"Quando vier a Primavera"
Se eu já estiver morto,
As flores florirão da mesma maneira
E as árvores não serão menos verdes que na Primavera passada.
A realidade não precisa de mim.
Sinto uma alegria enorme
Ao pensar que a minha morte não tem importância nenhuma.
Se soubesse que amanhã morria
E a Primavera era depois de amanhã,
Morreria contente, porque ela era depois de amanhã.
Se esse é o seu tempo, quando havia ela de vir senão no seu tempo?
Gosto que tudo seja real e que tudo esteja certo;
E gosto porque assim seria, mesmo que eu não gostasse.
Por isso, se morrer agora, morro contente,
Porque tudo é real e tudo está certo.
Podem rezar latim sobre o meu caixão, se quiserem.
Se quiserem, podem dançar e cantar à roda dele.
Não tenho preferências para quando já não puder ter preferências.
O que for, quando for, é que será o que é. " (1)
Fernando Pessoa criou múltiplos heterónimos.
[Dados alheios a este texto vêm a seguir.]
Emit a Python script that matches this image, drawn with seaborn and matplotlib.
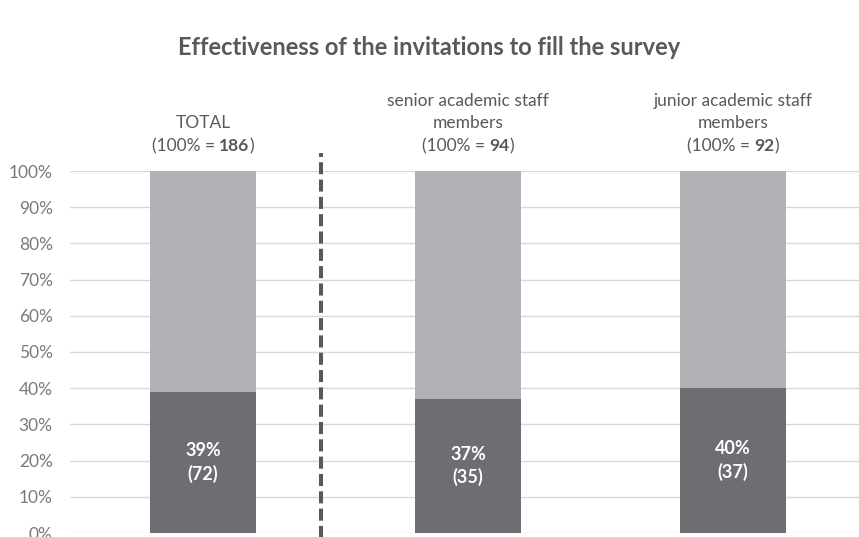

Será possível saber que foi o Fernando nascido em Lisboa e que foi poeta? E que heterónimo mais nos apela? Qual o que mais caracterizará essa criança nascida num dia de junho de 1888? Alberto Caiero (perdoem essa preferência) é uma das mais fascinantes criações de Pessoa. De algum modo el próprio o assumiu como seu mestre e se o fosse possível talvez o tenha querido ser. Ser Alberto Caeiro hoje será ainda um sinal de sabedoria. Mas quem o poderá ser numa sociedade globalizada, massificada, onde o individual se perde?
Alberto Caeiro
é mais do que o poeta da Natureza, há nele uma metafísica que se ausenta em si,
apenas pela possibilidade de absorver a materialidade do mundo pelos sentidos.
Alberto Caeiro é uma representação de uma felicidade difícil de concretizar,
quase no sentido em que os orientais a postularam.
As sensações,
a cor das coisas, os cheiros, como única chave para se estar no mundo parece
quase infantil, mas é de uma enorme sabedoria, um pouco como a ideia de grega
do mundo como ordem, como beleza.
Alberto Caeiro
nasceu, pelas palavras de Pessoa, de uma forma lúdica e ele à poesia
contemporânea que, desde o final do século XIX, via na Natureza a redenção para
um homem que se tinha deixado escravizar pelo económico e por uma sociedade
longe de um coração. A Natureza aparecia poeticamente como redentora de
possibilidades, situação que encontramos em Wordsworth, Thoreau ou em Walt
Whitman.
Alberto Caeiro
ultrapassa esta ideia de cura pela natureza, de alternativa a uma sociedade
urbana doente. A Natureza, em Caeiro, é uma forma de apreender o mundo, um
desenho de vida que se sabe suficiente por existir, como qualquer átomo, sem
ter necessidade de valores preconcebidos, analisados pelo pensamento. É esse o fascínio
de Caeiro, a apreensão do mundo como vindo de si, como uma realidade possível na
sua respiração, atenta ao espanto inicial de descobrir o que lhe é dado ver. Há
em Caeiro não uma religião, mas uma religiosidade pela imanência do ato de
existir, o sagrado da vida. Caeiro é a versão mais otimista e mais espiritual
de Fernando Pessoa.
Com Alberto Caeiro
estamos mais perto da criação e da epifania como forma de sonhar. É essa
epifania, que faz da arte uma matéria-prima do homem, que permite verificar o que
se ausenta na nossa natureza, o que nos escapa numa curta existência. Caeiro
chega a ser um ideal, um propósito de vida que é a “ciência de ver”, isto é, de
verificar o que é distinto só por si, criando uma linguagem naquilo que ele
considerava a energia observável do mundo, sem filosofia, sem pensamento. O
livro de Caeiro divide os poemas essencialmente entre “O Guardador de
Rebanhos”, “O Pastor Amoroso” e “Os Poemas Inconjuntos,” existindo ainda
“Fragmentos” e “Poemas”, de atribuição incerta, e algumas prosas.
Pessoa,
através de Caeiro, é do mais sublime que a criação humana pôs nas letras, no sentido
de explicar a universalidade do homem. A genialidade e o seu mistério aguardam pois
novos leitores, nos séculos imaginados dos sonhos que Pessoa nos deixou.
(1) - Poemas Inconjuntos”. In Poemas de Alberto Caeiro.
Fernando Pessoa. (Nota explicativa e notas de João Gaspar Simões e Luiz de
Montalvor.) Lisboa: Ática, 1946 (10ª ed. 1993).